Mathew Dawson (1820–1898) was a British racehorse trainer. In a career which lasted from 1840 until his death in 1898 he trained the winners of twenty-eight British Classic Races, a figure surpassed by only two other men. He was significant as one of the first trainers to run a public stable, rather than being the employee of a wealthy patron. He was based for most of his career at Newmarket, Suffolk. His first name is sometimes recorded as "Matthew", but "Mathew" is more usual.
Dawson was born at his family’s home Stamford Hall, Gullane, Haddingtonshire in 1820. His father George Dawson, his elder brother Thomas and his younger brother John were all racehorse trainers. He was apprenticed to his father and worked in 1838 for his brother Thomas at his stables at Middleham, North Yorkshire.
Dawson began training racehorses in Scotland in 1840, where his main patrons were Lord Kelburn and William Hope Johnstone. His most important winner in this period was The Era, who won the Northumberland Plate in 1845. He also sent a horse called Pathfinder to run in the Epsom Derby, but the horse finished last, almost a furlong behind the other runners.
In 1846, Dawson moved to England to become the stud manager and private trainer for Lord John Scott at Yew Tree Cottage at Compton, Berkshire. While working for Scott he recorded his first Royal Ascot win in 1851 and trained his first Classic winner when Catherine Hayes won the Epsom Oaks in 1853. When Scott sold his horses to James Merry in 1857, Dawson continued to train them, but moved his base to Russley Park, near Lambourn. For Merry, Dawson trained Sunbeam to win the St Leger in 1858 and Thormanby to win the 1860 Derby.
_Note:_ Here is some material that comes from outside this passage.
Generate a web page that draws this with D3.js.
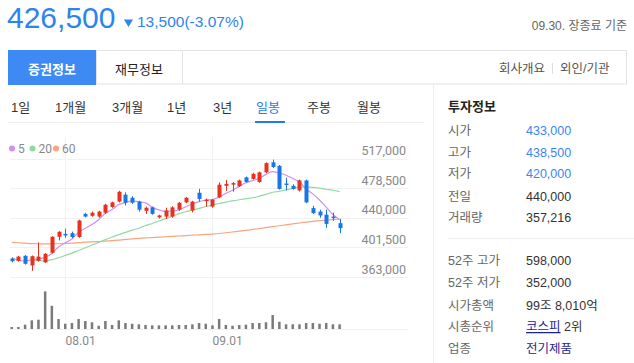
<!DOCTYPE html>
<html lang="ko">
<head>
<meta charset="utf-8">
<script src="https://cdn.jsdelivr.net/npm/d3@7/dist/d3.min.js"></script>
<style>
  html, body { margin: 0; padding: 0; background: #fff; }
  svg { display: block; font-family: "Liberation Sans", "Noto Sans CJK KR", sans-serif; }
</style>
</head>
<body>
<div id="chart"></div>
<script>
// ── Datos ─────────────────────────────────────────────────
const dates = [
  '07.20','07.21','07.22','07.25','07.26','07.27','07.28','07.29',
  '08.01','08.02','08.03','08.04','08.05','08.08','08.09','08.10','08.11','08.12',
  '08.16','08.17','08.18','08.19','08.22','08.23','08.24','08.25','08.26','08.29','08.30','08.31',
  '09.01','09.02','09.05','09.06','09.07','09.08','09.13','09.14','09.15','09.16',
  '09.19','09.20','09.21','09.22','09.23','09.26','09.27','09.28','09.29','09.30'
];
const opens  = [387000,384000,390500,378000,384000,382000,394500,415300,419000,420000,
                415000,445000,442500,441500,446500,454000,461000,470000,466000,461000,
                449000,453500,440500,441500,441500,450500,460000,449500,472500,462000,
                454500,466500,481500,483500,481000,492500,490500,486500,499000,512000,
                507500,484500,481500,475500,488500,452500,448000,444000,441500,433000];
const highs  = [388500,390500,391500,391000,408000,394000,416000,422500,425700,422000,
                437500,446500,448000,449000,458000,461000,475000,473000,468000,462000,
                454500,454500,444000,453000,455000,460500,467000,462000,477500,465000,
                464500,486000,489000,486500,489500,493500,498500,500000,512000,515500,
                508500,492000,483500,489500,489500,455500,450500,450500,446500,438500];
const lows   = [382000,383000,379000,371000,383000,381000,393500,410500,414000,413500,
                414000,440500,441500,440000,445000,453000,460000,456000,458000,448000,
                445000,444000,439000,438500,440000,449000,459000,447000,461000,454500,
                453000,465500,475000,474000,480000,485500,489500,485500,498000,504500,
                476500,475500,476500,474000,459000,445000,440000,427000,436000,420000];
const closes = [383500,389500,380200,390000,389500,393200,415300,421800,417000,415000,
                436500,441500,446500,448000,457000,460000,473800,459500,459500,450500,
                453000,445000,443000,449500,453500,459500,466000,461000,464500,463500,
                463500,483000,484000,485000,488500,486500,497000,499000,511000,506000,
                477500,483000,477500,488500,460000,446000,443000,432000,440000,426500];
const volumes = [150000,155000,330000,660000,710000,2870000,1770000,760000,400000,455000,
                 760000,610000,510000,250000,610000,305000,660000,455000,400000,357000,
                 305000,280000,280000,280000,280000,305000,305000,357000,455000,400000,
                 280000,760000,305000,250000,305000,330000,455000,455000,510000,1065000,
                 555000,357000,357000,357000,455000,455000,400000,455000,360000,357216];
// Medias móviles (null = sin dato)
const ma5  = [387700,385000,383500,385400,386500,388500,393600,402000,407400,412500,
              421100,426400,431300,437500,445900,450600,457100,459700,462000,460700,
              459300,453500,450200,448200,448800,450100,454300,457900,460900,462900,
              463700,467100,471700,475800,480800,485400,488200,491200,496400,499900,
              498100,495300,491000,486500,477300,471000,463000,453900,444200,437500];
const ma20 = [null,null,null,385000,384500,384000,385500,388000,391000,394000,
              397500,401000,404500,408000,411500,415000,418000,421000,424000,426400,
              429900,432600,435800,438800,442000,445300,447800,449800,452100,454600,
              456500,458500,460200,461900,463400,464800,466000,468000,470400,473100,
              474300,476200,478000,479900,480200,479600,478400,477000,475700,473900];
const ma60 = [408000,407500,407000,406500,406200,406000,406000,406200,406600,407000,
              407600,408200,408700,409100,409700,410300,411000,411800,412500,413200,
              413800,414300,414800,415300,415800,416300,416800,417300,417800,418300,
              418800,419500,420500,421500,422500,423600,424800,426000,427200,428400,
              429600,430800,432000,433200,434300,435300,436200,436900,437600,438200];
const priceTicks = [363000, 401500, 440000, 478500, 517000];
const monthTicks = ['08.01', '09.01'];
const periodTabs = ['1일', '1개월', '3개월', '1년', '3년', '일봉', '주봉', '월봉'];
const infoTop = [
  ['시가', '433,000'], ['고가', '438,500'], ['저가', '420,000'],
  ['전일', '440,000'], ['거래량', '357,216']
];
const infoBottom = [
  ['52주 고가', '598,000'], ['52주 저가', '352,000'], ['시가총액', '99조 8,010억'],
  ['시총순위', '코스피 2위'], ['업종', '전기제품']
];

const W = 634, H = 363;
const RED = '#e8321e', BLUE = '#1877e6';

const svg = d3.select('#chart').append('svg')
  .attr('width', W).attr('height', H);

// ── Cabecera ─────────────────────────────────────────────
svg.append('text').attr('x', 7).attr('y', 28)
  .style('font-size', '30px').style('fill', '#2c84ee')
  .text('426,500');
svg.append('path')
  .attr('d', 'M124,19.5 L133,19.5 L128.5,27 Z')
  .attr('fill', '#2c84ee');
svg.append('text').attr('x', 137).attr('y', 27)
  .style('font-size', '15.5px').style('fill', '#2c84ee')
  .text('13,500(-3.07%)');
svg.append('text').attr('x', 627).attr('y', 30)
  .attr('text-anchor', 'end')
  .style('font-size', '12px').style('fill', '#666')
  .text('09.30. 장종료 기준');

// Pestañas
svg.append('rect').attr('x', 96.5).attr('y', 50.5).attr('width', 530).attr('height', 33.5)
  .attr('fill', '#fff').attr('stroke', '#e3e3e3');
svg.append('line').attr('x1', 182.5).attr('x2', 182.5).attr('y1', 50).attr('y2', 84)
  .attr('stroke', '#e3e3e3');
svg.append('rect').attr('x', 8).attr('y', 50).attr('width', 88).attr('height', 35)
  .attr('fill', '#3d8af5');
svg.append('text').attr('x', 52).attr('y', 73.5).attr('text-anchor', 'middle')
  .style('font-size', '13px').style('font-weight', 'bold').style('fill', '#fff')
  .text('증권정보');
svg.append('text').attr('x', 139).attr('y', 73.5).attr('text-anchor', 'middle')
  .style('font-size', '13px').style('fill', '#222')
  .text('재무정보');
svg.append('text').attr('x', 545).attr('y', 73).attr('text-anchor', 'end')
  .style('font-size', '12.5px').style('fill', '#555').text('회사개요');
svg.append('line').attr('x1', 552.5).attr('x2', 552.5).attr('y1', 63).attr('y2', 74)
  .attr('stroke', '#ddd');
svg.append('text').attr('x', 560).attr('y', 73)
  .style('font-size', '12.5px').style('fill', '#555').text('외인/기관');

// Separador del panel derecho
svg.append('line').attr('x1', 433.5).attr('x2', 433.5).attr('y1', 84).attr('y2', H)
  .attr('stroke', '#eee');

// Periodos
const tabX = [11, 55, 112, 167, 213, 256, 307, 357];
periodTabs.forEach((t, i) => {
  svg.append('text').attr('x', tabX[i]).attr('y', 112)
    .style('font-size', '13px')
    .style('fill', t === '일봉' ? '#1e7cf0' : '#333')
    .text(t);
});
svg.append('line').attr('x1', 8).attr('x2', 424).attr('y1', 122.5).attr('y2', 122.5)
  .attr('stroke', '#eee');
svg.append('rect').attr('x', 255).attr('y', 121).attr('width', 30).attr('height', 2)
  .attr('fill', '#1e7cf0');

// ── Gráfico de velas ─────────────────────────────────────
const x = d3.scalePoint().domain(dates).range([11.7, 339.6]);
const y = d3.scaleLinear().domain([363000, 517000]).range([277, 158.5]);
const yv = d3.scaleLinear().domain([0, 2900000]).range([329, 291]);

const g = svg.append('g');

// Rejilla horizontal + etiquetas
priceTicks.forEach(v => {
  g.append('line').attr('x1', 10).attr('x2', 408)
    .attr('y1', Math.round(y(v)) + 0.5).attr('y2', Math.round(y(v)) + 0.5)
    .attr('stroke', '#f1f1f1');
  g.append('text').attr('x', 406).attr('y', y(v) - 3.5)
    .attr('text-anchor', 'end')
    .style('font-family', 'Roboto, sans-serif')
    .style('font-size', '12.5px').style('fill', '#888')
    .text(d3.format(',')(v));
});
g.append('line').attr('x1', 10).attr('x2', 408).attr('y1', 329.5).attr('y2', 329.5)
  .attr('stroke', '#f1f1f1');

// Rejilla vertical + fechas
monthTicks.forEach(d => {
  const px = Math.round(x(d)) + 0.5;
  g.append('line').attr('x1', px).attr('x2', px).attr('y1', 137).attr('y2', 333)
    .attr('stroke', '#f1f1f1');
  g.append('text').attr('x', px).attr('y', 345)
    .style('font-family', 'Roboto, sans-serif')
    .style('font-size', '12px').style('fill', '#888')
    .text(d);
});

// Leyenda
const legend = [['5', '#d28ff0', 12], ['20', '#92d9a0', 32.5], ['60', '#f7a47f', 56]];
legend.forEach(([t, c, lx]) => {
  g.append('circle').attr('cx', lx).attr('cy', 148.5).attr('r', 3).attr('fill', c);
  g.append('text').attr('x', lx + 6).attr('y', 152.5)
    .style('font-family', 'Roboto, sans-serif')
    .style('font-size', '12px').style('fill', '#888').text(t);
});

// Volumen
g.append('g').selectAll('rect').data(volumes).join('rect')
  .attr('x', (d, i) => x(dates[i]) - 1.25)
  .attr('y', d => yv(d))
  .attr('width', 2.5)
  .attr('height', d => 329 - yv(d))
  .attr('fill', '#7a7a7a');

// Medias móviles
const maLine = arr => d3.line()
  .defined(d => d != null)
  .x((d, i) => x(dates[i]))
  .y(d => y(d))
  .curve(d3.curveMonotoneX)(arr);
[[ma60, '#f7a47f'], [ma20, '#92d9a0'], [ma5, '#d28ff0']].forEach(([arr, c]) => {
  g.append('path').attr('d', maLine(arr))
    .attr('fill', 'none').attr('stroke', c).attr('stroke-width', 1.2);
});

// Velas
const candles = g.append('g').selectAll('g').data(dates).join('g');
candles.append('line')
  .attr('x1', d => Math.round(x(d)) + 0.5).attr('x2', d => Math.round(x(d)) + 0.5)
  .attr('y1', (d, i) => y(highs[i])).attr('y2', (d, i) => y(lows[i]))
  .attr('stroke', (d, i) => closes[i] >= opens[i] ? RED : BLUE)
  .attr('stroke-width', 1);
candles.append('rect')
  .attr('x', d => Math.round(x(d)) - 1.5)
  .attr('y', (d, i) => y(Math.max(opens[i], closes[i])))
  .attr('width', 4)
  .attr('height', (d, i) => Math.max(1.5, Math.abs(y(opens[i]) - y(closes[i]))))
  .attr('fill', (d, i) => closes[i] >= opens[i] ? RED : BLUE);

// ── Panel de inversión ───────────────────────────────────
svg.append('text').attr('x', 448).attr('y', 111)
  .style('font-size', '13px').style('font-weight', 'bold').style('fill', '#222')
  .text('투자정보');

const rowTop = [130.5, 152, 173.5, 196, 217];
infoTop.forEach(([k, v], i) => {
  svg.append('text').attr('x', 448).attr('y', rowTop[i] + 4.5)
    .style('font-size', '12.5px').style('fill', '#666').text(k);
  svg.append('text').attr('x', 526).attr('y', rowTop[i] + 4.5)
    .style('font-size', '12.5px')
    .style('fill', i < 3 ? '#3a86f0' : '#333').text(v);
});
svg.append('line').attr('x1', 448).attr('x2', 634).attr('y1', 238.5).attr('y2', 238.5)
  .attr('stroke', '#eee');

const rowBot = [260.5, 282.5, 305, 326.5, 348.5];
infoBottom.forEach(([k, v], i) => {
  svg.append('text').attr('x', 448).attr('y', rowBot[i] + 4.5)
    .style('font-size', '12.5px').style('fill', '#666').text(k);
  const t = svg.append('text').attr('x', 526).attr('y', rowBot[i] + 4.5)
    .style('font-size', '12.5px').style('fill', '#333');
  if (k === '시총순위') {
    const [a, b] = v.split(' ');
    t.append('tspan').style('fill', '#1b1f9c').style('text-decoration', 'underline').text(a);
    t.append('tspan').text(' ' + b);
  } else if (k === '업종') {
    t.style('fill', '#23288c').text(v);
  } else {
    t.text(v);
  }
});
</script>
</body>
</html>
In 1866, Dawson move to Newmarket, basing himself first at St Mary’s Square and then Heath House, where he had his greatest successes. His first important owners were the Dukes of Newcastle and Hamilton, but they were soon succeeded by Lord Falmouth. For Falmouth, Dawson trained the winners of fourteen classics between 1870 and 1883 including two Derbies with Kingcraft and Silvio. During this period he was also closely involved with the jockey Fred Archer who came to Dawson as an apprentice in 1868 and became his stable jockey in 1874. Other important owners sent their horses to Dawson included the Duke of Portland, for whom he trained St. Simon, who was ineligible for the Classics but was regarded by Dawson as the best horse he ever trained. Dawson trained a fourth Derby winner when Lord Hastings’ colt Melton won in 1885.
In 1885, Dawson retired from large-scale training and moved to Exning Manor, which he renamed Melton House. Although he was now in charge of a much smaller number of horses, Dawson continued to have considerable success, winning Classics with the fillies Mimi and Minthe and sending out Minting to win the Grand Prix de Paris. By 1891 Dawson intended to retire completely, but was persuaded to handle a few horses for Lord Rosebery. Now in his seventies, and often unable to walk because of chronic gout, Dawson won a further four Classics for Rosebery, including successive Derby winners in 1894 (Sir Visto) and 1895 (Ladas).
Mathew Dawson died at Newmarket on 20 August 1898. It was said of him that in an era in which the sport was often tainted by corruption and dishonesty, he left behind "a reputation which an archbishop might envy."
Mathew Dawson married Mary Rose (d. 1895) in 1844. The couple had no children. Dawson’s nephew, George Dawson, took over Heath House after his uncle’s “retirement” and trained the winners of ten Classics including Ayrshire and Donovan.